Rośnie napięcie na Dalekim Wschodzie w związku z planowaną wizytą Nancy Pelosi na Tajwanie. Chiny reagują bardzo ostro, a w sieci pojawiły się nawet nagrania ukazujące gromadzenie wojsk na wybrzeżu obok Tajwanu.
Sytuacja wokół Tajwanu bardzo się zaogniła. Radosław Pyffel obawia się, że może dojść do błyskawicznej eskalacji. „Z punktu widzenia Chin Tajwan jest rzeczywiście kwestią bardzo ważną, jeśli chodzi o dumę narodową i w ogóle całą retorykę renesansu odrodzenia narodu chińskiego. To jest oczko w głowie programu Xi Jinpinga” – mówi ekspert.
Czytaj także: Pyffel: „Chiny nie mogą już nie zareagować”
Chiny stosują bardzo ostrą retorykę. Członek Rady Państwa Chińskiej Republiki Ludowej, minister spraw zagranicznych Wang Yi oskarżył USA o celowe prowokowanie incydentu. „Osoby w USA nieustannie kwestionują suwerenność Chin w kwestii Tajwanu, wykastrują politykę Jednych Chin, a nawet celowo próbują sztucznie wywołać incydent w Cieśninie Tajwańskiej” – powiedział.
Tymczasem media społecznościowe obiegły nagrania ukazujące, jak Chiny gromadzą wojska na wybrzeżu obok Tajwanu. Jedno z nich zarejestrowano na plaży, gdzie wśród osób wypoczywających pojawił się niespodziewanie ciężki sprzęt wojskowy.
Inne nagranie ukazuje kolumnę chińskiego wojska.
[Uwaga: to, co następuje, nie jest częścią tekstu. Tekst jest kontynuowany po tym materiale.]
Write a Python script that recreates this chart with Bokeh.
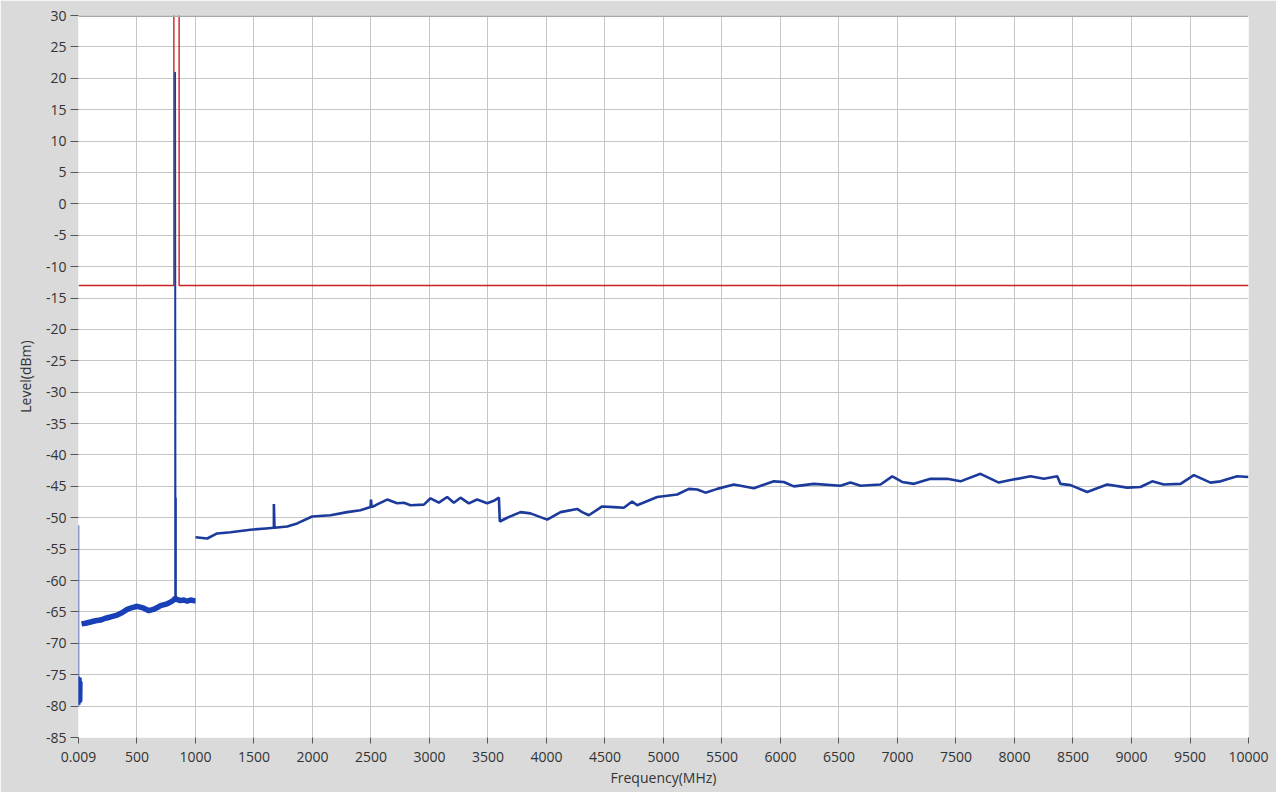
from bokeh.plotting import figure
from bokeh.models import Range1d, FixedTicker, Span
from bokeh.embed import file_html
from bokeh.resources import INLINE

# ---- axis ticks ----
x_ticks = [0.009, 500, 1000, 1500, 2000, 2500, 3000, 3500, 4000, 4500, 5000,
           5500, 6000, 6500, 7000, 7500, 8000, 8500, 9000, 9500, 10000]
x_tick_labels = ["0.009", "500", "1000", "1500", "2000", "2500", "3000", "3500",
                 "4000", "4500", "5000", "5500", "6000", "6500", "7000", "7500",
                 "8000", "8500", "9000", "9500", "10000"]
y_ticks = [30, 25, 20, 15, 10, 5, 0, -5, -10, -15, -20, -25, -30, -35, -40,
           -45, -50, -55, -60, -65, -70, -75, -80, -85]
y_tick_labels = ["30", "25", "20", "15", "10", "5", "0", "-5", "-10", "-15",
                 "-20", "-25", "-30", "-35", "-40", "-45", "-50", "-55", "-60",
                 "-65", "-70", "-75", "-80", "-85"]

# ---- limit line (dBm) ----
limit_freq = [0.009, 815, 815, 860, 860, 10000]
limit_level = [-13, -13, 40, 40, -13, -13]

# ---- measured trace, pieces ----
edge_freq = [0.009, 0.009]
edge_level = [-51.2, -80.0]

start_freq = [1, 3, 5, 7, 9, 11, 13, 15, 17, 19, 21, 23, 25]
start_level = [-75.3, -79.6, -75.6, -79.8, -75.4, -79.2, -75.8, -79.5, -75.5,
               -79.0, -76.0, -79.3, -76.2]

low_freq = [26, 60, 103, 145, 188, 230, 274, 331, 375, 416, 460, 502, 558, 601,
            640, 673, 701, 758, 790, 815, 826, 840, 872, 900, 929, 957, 986, 1000]
low_level = [-66.9, -66.8, -66.6, -66.4, -66.3, -66.0, -65.8, -65.5, -65.1,
             -64.6, -64.3, -64.1, -64.4, -64.8, -64.6, -64.3, -64.0, -63.7,
             -63.4, -63.1, -62.8, -63.0, -63.2, -63.1, -63.3, -63.1, -63.2, -63.2]

spike_freq = [826, 826, 830, 833, 833]
spike_level = [-62.8, 21.0, -62.9, -62.9, -46.8]

hi_freq = [1000, 1100, 1185, 1300, 1470, 1600, 1670, 1670, 1675, 1784, 1869,
           1997, 2154, 2296, 2410, 2496, 2500, 2505, 2540, 2638, 2724, 2781,
           2838, 2952, 3009, 3080, 3151, 3208, 3265, 3336, 3407, 3493, 3550,
           3593, 3601, 3664, 3778, 3863, 4006, 4120, 4262, 4305, 4362, 4476,
           4575, 4661, 4732, 4775, 4946, 5117, 5217, 5288, 5359, 5459, 5601,
           5772, 5943, 6028, 6114, 6285, 6513, 6598, 6684, 6855, 6955, 7040,
           7140, 7282, 7425, 7538, 7709, 7866, 7966, 8137, 8251, 8365, 8393,
           8479, 8621, 8792, 8963, 9077, 9177, 9276, 9419, 9533, 9675, 9761,
           9903, 10000]
hi_level = [-53.1, -53.3, -52.5, -52.3, -51.9, -51.7, -51.6, -47.8, -51.6,
            -51.4, -50.9, -49.8, -49.6, -49.1, -48.8, -48.3, -47.1, -48.3,
            -48.0, -47.1, -47.7, -47.6, -48.0, -47.9, -46.9, -47.6, -46.7,
            -47.6, -46.8, -47.7, -47.1, -47.7, -47.3, -46.8, -50.6, -50.0,
            -49.1, -49.3, -50.3, -49.1, -48.6, -49.1, -49.6, -48.2, -48.3,
            -48.4, -47.4, -48.0, -46.7, -46.3, -45.4, -45.5, -46.0, -45.4,
            -44.7, -45.3, -44.2, -44.3, -45.0, -44.6, -44.9, -44.4, -44.9,
            -44.7, -43.4, -44.3, -44.6, -43.8, -43.8, -44.2, -43.0, -44.4,
            -44.0, -43.4, -43.8, -43.4, -44.6, -44.8, -45.9, -44.7, -45.2,
            -45.1, -44.2, -44.7, -44.6, -43.2, -44.4, -44.2, -43.4, -43.5]

X_START, X_END = 0.009, 10000
Y_START, Y_END = -85, 30

BLUE = "#1a40b8"
BLUE_DARK = "#1c3a9c"
RED = "#cc2020"
FONT = "Open Sans"

p = figure(width=1276, height=792,
           x_range=Range1d(X_START, X_END), y_range=Range1d(Y_START, Y_END),
           output_backend="svg", toolbar_location=None,
           min_border_left=78, min_border_right=28, min_border_top=15,
           min_border_bottom=55,
           background_fill_color="white", border_fill_color="#dadada",
           outline_line_color=None)

p.xaxis.ticker = FixedTicker(ticks=x_ticks)
p.yaxis.ticker = FixedTicker(ticks=y_ticks)
p.xaxis.major_label_overrides = dict(zip(x_ticks, x_tick_labels))
p.yaxis.major_label_overrides = dict(zip(y_ticks, y_tick_labels))

p.axis.axis_line_color = None
p.axis.minor_tick_line_color = None
p.axis.major_tick_line_color = "#555555"
p.axis.major_tick_in = 0
p.xaxis.major_tick_out = 6
p.yaxis.major_tick_out = 8
p.xaxis.major_label_standoff = 8
p.yaxis.major_label_standoff = 4
p.axis.major_label_text_font = FONT
p.axis.major_label_text_font_size = "14px"
p.axis.major_label_text_color = "#333333"
p.axis.axis_label_text_font = FONT
p.axis.axis_label_text_font_size = "14px"
p.axis.axis_label_text_font_style = "normal"
p.axis.axis_label_text_color = "#333333"
p.xaxis.axis_label = "Frequency(MHz)"
p.yaxis.axis_label = "Level(dBm)"
p.xaxis.axis_label_standoff = 3
p.yaxis.axis_label_standoff = 8

p.grid.grid_line_color = "#c6c6c6"
p.grid.grid_line_width = 1

p.add_layout(Span(location=Y_END, dimension="width", line_color="#a8a8a8",
                  line_width=3))

p.line(limit_freq, limit_level, line_color=RED, line_width=1.4)
p.line(edge_freq, edge_level, line_color=BLUE_DARK, line_width=1.5)
p.line(start_freq, start_level, line_color=BLUE, line_width=2.5)
p.line(low_freq, low_level, line_color=BLUE, line_width=5.5)
p.line(spike_freq, spike_level, line_color=BLUE_DARK, line_width=1.8)
p.line(hi_freq, hi_level, line_color=BLUE_DARK, line_width=2.6)

open("out.html", "w").write(file_html(p, INLINE))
Z opisu wynika, że zmierza ono w kierunku Tajwanu, choć brak potwierdzenia z innych źródeł. Wiadomo jednak, że wcześniej Chiny poderwały swoje myśliwce, które przeleciały blisko spornej granicy.
Również Tajwan reaguje. Tamtejsze Ministerstwo Obrony poinformowało, że ma pełną wiedzę na temat działań militarnych w pobliżu Tajwanu i zmobilizuje odpowiednie siły w odpowiedzi na „groźby wroga” w miarę wzrostu napięć z Chinami.